Johanna W. Tammel, The Pilgrims and other people from the
British Isles in Leiden, 1576-1640 (Isle of Man: Mansk-Svenska
Publishing Co. Ltd., 1989), p. 152.
[Although Hester Mahieu is listed as “of Canterbury,” she was actually Walloon, French-speaking Belgian, and not English. Many Walloons lived in Canterbury, engaged in the textile trades.]
Hester Mahieu’s name also appears in records in Leiden in 1603 as having been accepted as a member of the French Reformed Church (known as the Walloon Church) of Leyden. Her name in this list reads “Esther de Mahieu.” The baptism of John Cooke, Francis and Hester Mahieu Cooke’s firstborn son, is also in the Walloon Church records.
Information taken from: Mayflower Descendant, Vol. 27, 145-153.
Hester Mahieu Cooke’s name appears in 1646 in a description of the relationship among the various Protestant churches of Europe:
“And for the French churches, that we held and do hold communion with them, take notice of our practice at Leyden, viz. that one Samuel Terry was received from the French church there into communion with us. Also the wife of Francis Cooke, being a Walloon, holds communion with the church at Plymouth, as she came from the French, to this day, by virtue of communion of churches.”
Edward Winslow’s Brief Narration (1646) as printed in:
Alexander Young, Chronicles of the Pilgrim Fathers (Boston: Charles C. Little and James Brown, 1841), p. 393.
“On New Year’s Day, 1608, among those admitted to communion by letter of transfer from another Walloon congregation were `Francois Cooke et Esther sa femme, de Norwich’ … This entry informs us that before 1608, the Cooke-Mahieu couple had lived in Norwich among the Walloons there.
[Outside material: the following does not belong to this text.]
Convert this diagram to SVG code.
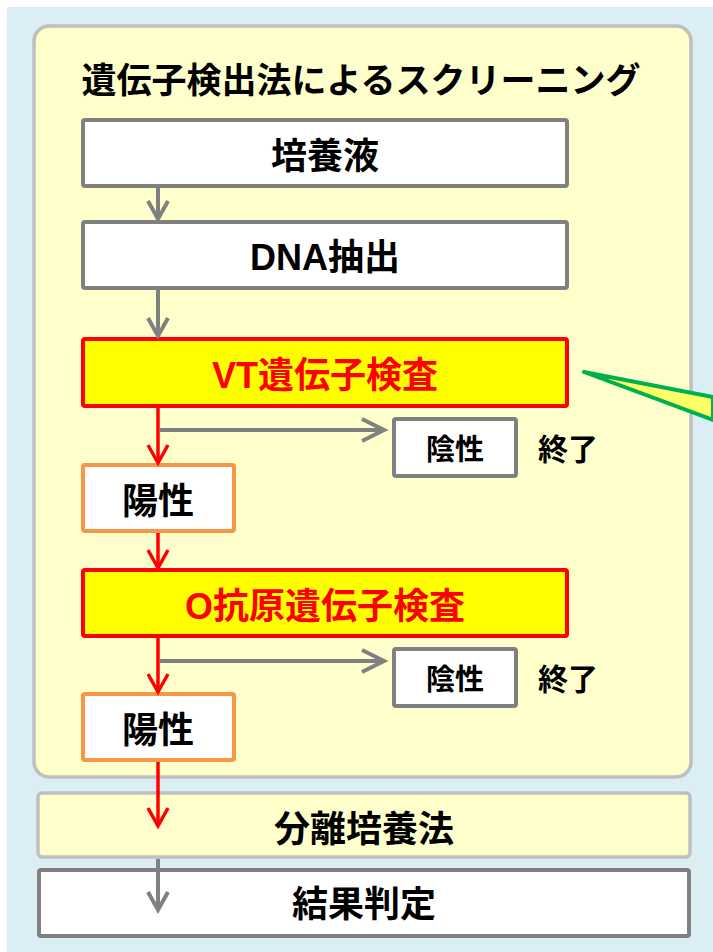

They evidently left for Norwich on 8 August 1606, as a note in the Walloon Library of Leiden mentions their departure on that date with letters of transfer … Both the departure with attestation and the return to communion in Leiden with a similar letter indicate that Francois Cooke, as well as Hester his wife, was a member of the Leiden Walloon congregation. The Cookes evidently returned briefly to Leiden, between the quarterly dates of communion, which they missed, in order to have their son Jean baptized within the Leiden Walloon congregation with family as godparents to raise him in case he became orphaned.
“Scholars at the Leiden Municipal Archives discovered two other children of Francois and Hester besides their son Jean: Elizabeth, baptized on 26 December 1611, and a child, whose name is not given, buried in the Pieterskerk on 20 May 1608 … The burial record imparts the further information that at that time Franchoys Couck lived on the Levendaal, a canal on the southeast
side of Leiden. The Cookes’ other children, Jane, Hester, Jacob, and Mary, were presumably baptized in the Separatist congregaton of Leiden, for which no records are preserved, although it is possible that one or two might have been born in Norwich, or some may have been born in the colony of New Plymouth …
Jeremy Dupertuis Bangs. “The Pilgrims and other English in
Leiden records: some new Pilgrim documents.” The New England Historical
and Genealogical Register, July 1989, p. 195-214.
[Dr. Bangs’ article also discusses possible family connections between the Mahieus and other Pilgrim families, including the Delanos.]